TBMM 26'ncı dönem 3'üncü yasama yılı, bugün Cumhurbaşkanı Recep Tayyip Erdoğan'ın açılış konuşmasıyla başladı. Meclis Başkanı'nın açılış konuşmasının ardından kürsüye gelen Erdoğan, Devlet Bahçeli'yle yapılan işbirliğinin altını çizdi ve "16 Nisan'ın yolunu MHP açmıştır" ifadelerini kullandı.
İşte Erdoğan'ın o sözleri:
"ANAYASA DEĞİŞİKLİĞİ AK PARTİ VE MHP TARAFINDAN YÖNETİLMİŞTİR"
Ancak, Meclis’te grubu bulunan partilerimizden bazıları farklı bir politika izledikleri için, Anayasa değişikliği süreci, AK Parti ve MHP tarafından yönetilmiştir.
Esasen, bu sürecin temelleri 2007 Cumhurbaşkanlığı seçiminde yaşanan kriz esnasında atılmıştır.
Cumhurbaşkanını doğrudan milletin seçmesine imkân veren değişiklik, daha sonraki gelişmelerin habercisi olmuştur.
Doğrudan halkın oylarıyla göreve gelen ilk Cumhurbaşkanı olma şerefine nail olmamızın ardından her fırsatta, her zeminde başlanan işin tamamlanması gerektiğini ifade ettik.
Anayasa değişikliği gerektiren bu düzenlemenin gerçekleştirilebilmesi ancak, diğer partilerimizden destek alınabilmesiyle mümkündü.

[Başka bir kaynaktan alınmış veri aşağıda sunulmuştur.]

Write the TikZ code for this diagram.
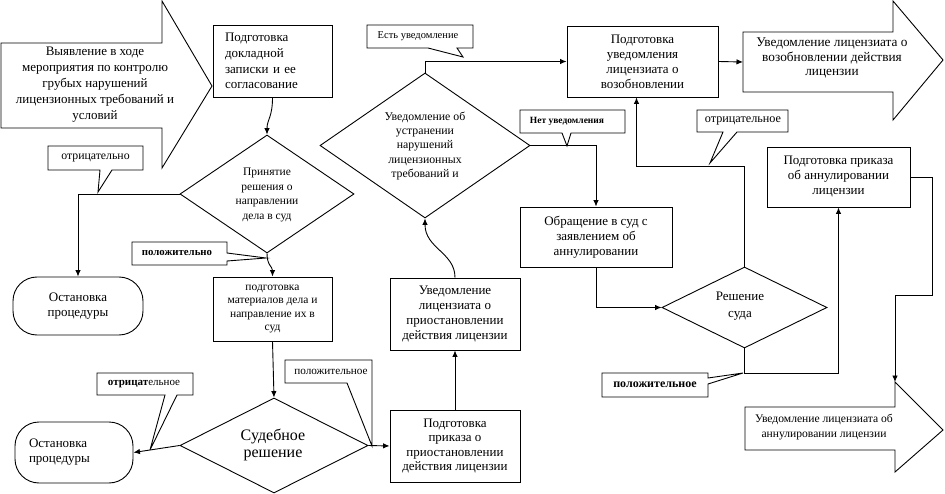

MHP’nin bu yönde gösterdiği irade, 16 Nisan’a giden yolu açmıştır.
Meclis’in üzerine düşeni yapmasının ardından, milletimiz de nihai kararını hür iradesiyle sandıkta vermiştir.
Kabul edilen Anayasa değişikliğine göre Türkiye, 2019 yılında yapılacak seçimlerin ardından Cumhurbaşkanlığı Hükümet Sistemine geçecektir.
Yeni sistemin en önemli özelliklerinden biri yasama, yürütme ve yargı arasındaki ilişkileri netleştirmiş olmasıdır.
Ülkemizdeki mevcut sistemin en önemli zaafı, bu ilişkilerin birbirine karışıyor olmasıydı.
Yasamanın yürütme organının, yani Meclis’te çoğunluğu elinde bulunduran iktidar partisinin veya koalisyon partilerinin tahakkümü altında bulunduğu eleştirisi, böylece ortadan kalkmaktadır.
Bilindiği gibi yeni sistemde, yürütme erkini temsil eden Cumhurbaşkanı’nın bütçe kanunu dışında Meclis’e kanun teklifi veya tasarısı sunma imkanı bulunmuyor.
Yasama yetkisi, tamamen milletvekillerimizin uhdesine bırakılıyor.
Nasıl anayasa yasaların üzerindeyse, yasalar da Cumhurbaşkanlığı Kararnamesinin üzerindedir.
Yani, herhangi bir konuda yasa ile kararname çeliştiğinde, geçerli olan yasa olacaktır.
Daha da önemlisi, kararnameyle düzenlenen herhangi bir konuda Meclis yasa çıkardığında, yasa esas alınacaktır.